Thanks for your post.

Anonymous said...

I tend to be a quick reader, too and it saddens me how much doesn't stick. Food for thought here! :-)

lissla lissar said...

Someone or other said that books are the conversation of mankind. I think having all of your favourite, benchmark books conversing in you head is appropriate and right.

I also, read too fast, and too much, without properly digesting. If I like a book, though, I'll re-read it pretty much endlessly.

Stephanie said...

"That would be somewhat like challenging myself to eat 2 desserts per day, or sleep 9 hours a day."

What. That's a problem?

Lissla's "conversation of mankind" is the appropriate metaphor here, don't you think? Living Ideas in Living Books ... yeah ... but it's true that sometimes you just want to chat, more friendly-like. And it's also true that it's rude to have a conversation and not pay attention - or just wait until you get a turn to talk.

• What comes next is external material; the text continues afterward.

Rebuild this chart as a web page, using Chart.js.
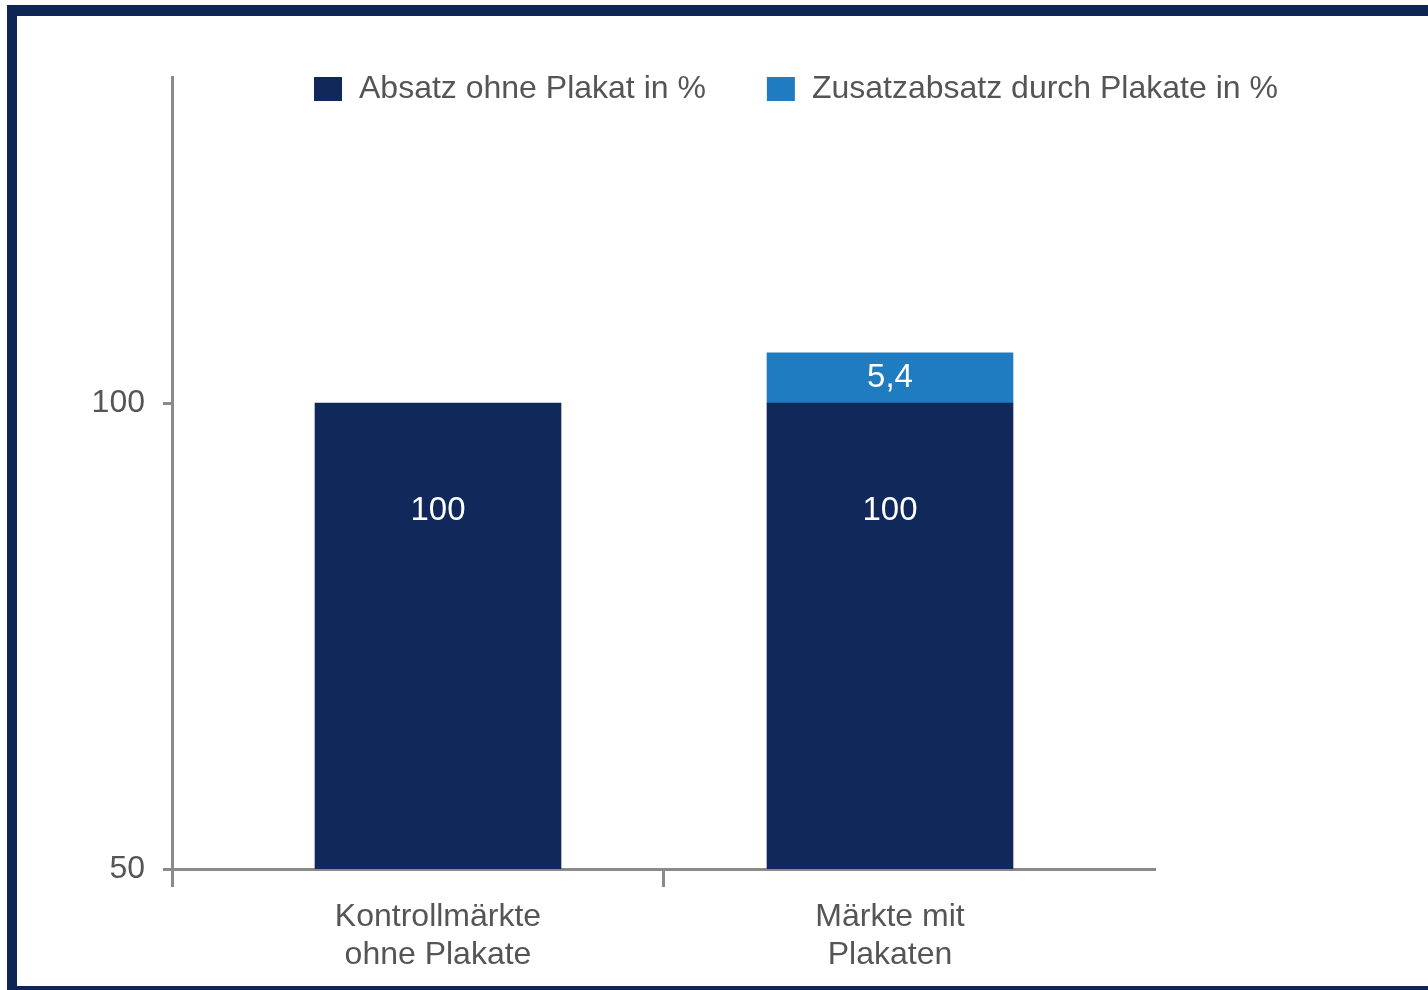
<!DOCTYPE html>
<html>
<head>
<meta charset="utf-8">
<script src="https://cdn.jsdelivr.net/npm/chart.js@4"></script>
<style>
  html, body { margin: 0; padding: 0; background: #fff; overflow: hidden; }
  #frame {
    position: absolute; left: 7px; top: 5px; right: -20px; bottom: 0;
    border-style: solid; border-color: #0d2656;
    border-width: 11px 0 4px 10px;
  }
  #barChart { position: absolute; left: 0; top: 0; }
</style>
</head>
<body>
<div id="frame"></div>
<canvas id="barChart" width="1428" height="990"></canvas>
<script>
// Kategorien und Werte
var categories = [['Kontrollmärkte', 'ohne Plakate'], ['Märkte mit', 'Plakaten']];
var categoryPos = [1, 2];
var seriesNames = ['Absatz ohne Plakat in %', 'Zusatzabsatz durch Plakate in %'];
var baseValues = [100, 100];
var extraValues = [null, 5.4];
var yTicks = [50, 100];

var navy = '#10285a';
var lightBlue = '#1f7cc0';
var grey = '#8a8a8a';
var textGrey = '#555555';
var fontName = '"Liberation Sans", Arial, sans-serif';

var xMin = 0.4115, xMax = 2.5863;

function toPoints(values) {
    return values.map(function (v, i) { return { x: categoryPos[i], y: v }; });
}

function fmt(v) {
    return String(v).replace('.', ',');
}

// Werte in die Balken schreiben
var valueLabels = {
    id: 'valueLabels',
    afterDatasetsDraw: function (chart) {
        var ctx = chart.ctx;
        ctx.save();
        ctx.fillStyle = '#ffffff';
        ctx.font = '33px ' + fontName;
        ctx.textAlign = 'center';
        ctx.textBaseline = 'middle';
        chart.data.datasets.forEach(function (ds, i) {
            var meta = chart.getDatasetMeta(i);
            meta.data.forEach(function (el, j) {
                var v = ds.data[j].y;
                if (!v) return;
                var y = i === 0 ? el.y + 108 : (el.y + el.base) / 2;
                ctx.fillText(fmt(v), el.x, y);
            });
        });
        ctx.restore();
    }
};

// Legende oben im Diagramm
var topLegend = {
    id: 'topLegend',
    afterDraw: function (chart) {
        var ctx = chart.ctx;
        ctx.save();
        ctx.font = '32px ' + fontName;
        ctx.textBaseline = 'middle';
        var x = 314;
        var y = 89;
        chart.data.datasets.forEach(function (ds) {
            ctx.fillStyle = ds.backgroundColor;
            ctx.fillRect(x, y - 12, 28, 24);
            x += 28 + 17;
            ctx.fillStyle = textGrey;
            ctx.fillText(ds.label, x, y);
            x += ctx.measureText(ds.label).width + 61;
        });
        ctx.restore();
    }
};

var ctx = document.getElementById('barChart').getContext('2d');
var chart = new Chart(ctx, {
    type: 'bar',
    data: {
        datasets: [{
            label: seriesNames[0],
            data: toPoints(baseValues),
            backgroundColor: navy,
            barThickness: 246
        }, {
            label: seriesNames[1],
            data: toPoints(extraValues),
            backgroundColor: lightBlue,
            barThickness: 246
        }]
    },
    options: {
        responsive: false,
        animation: false,
        layout: { padding: { top: 77, right: 273, bottom: 0, left: 0 } },
        plugins: {
            legend: { display: false },
            tooltip: { enabled: false }
        },
        scales: {
            x: {
                type: 'linear',
                stacked: true,
                min: xMin,
                max: xMax,
                offset: false,
                afterBuildTicks: function (scale) {
                    scale.ticks = [{ value: xMin }, { value: 1 }, { value: 1.5 }, { value: 2 }];
                },
                afterFit: function (scale) { scale.height = 121; },
                border: { color: grey, width: 3 },
                grid: {
                    offset: false,
                    drawOnChartArea: false,
                    tickLength: 18,
                    tickWidth: 3,
                    tickColor: function (c) {
                        if (!c.tick) return 'transparent';
                        return (c.tick.value === 1.5 || c.tick.value === xMin) ? grey : 'transparent';
                    }
                },
                ticks: {
                    autoSkip: false,
                    maxRotation: 0,
                    padding: 11,
                    color: textGrey,
                    font: { family: fontName, size: 32, lineHeight: 1.2 },
                    callback: function (value) {
                        var idx = categoryPos.indexOf(value);
                        return idx >= 0 ? categories[idx] : '';
                    }
                }
            },
            y: {
                stacked: true,
                min: 50,
                max: 135,
                afterBuildTicks: function (scale) {
                    scale.ticks = yTicks.map(function (v) { return { value: v }; });
                },
                afterFit: function (scale) { scale.width = 172; },
                border: { color: grey, width: 3 },
                grid: {
                    drawOnChartArea: false,
                    tickLength: 9,
                    tickWidth: 3,
                    tickColor: grey
                },
                ticks: {
                    padding: 18,
                    color: textGrey,
                    font: { family: fontName, size: 32 }
                }
            }
        }
    },
    plugins: [valueLabels, topLegend]
});
</script>
</body>
</html>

But I'm stuck on the two desserts challenge. Let's do that one.

Laura A said...

Now that C.Z. is reading on her own, I seem to be regularly somewhere in the high 20s for books per year. I own two of the books on your reading challenge list this year, and have read the Lewis. And, by the way, his *An Experiment in Criticism* has lots of good information on different kinds of reading.

I'm aware now that I likely only have so many years to live and there are *so* many books I'd like to read, so some I read quickly to see whether they are worth a reread, but the others I read with pencil in hand, making margin notes for reference later. But many books are worth not only reading slowly, but worth reading over and over.

I'd like to see an example of that interior dialogue!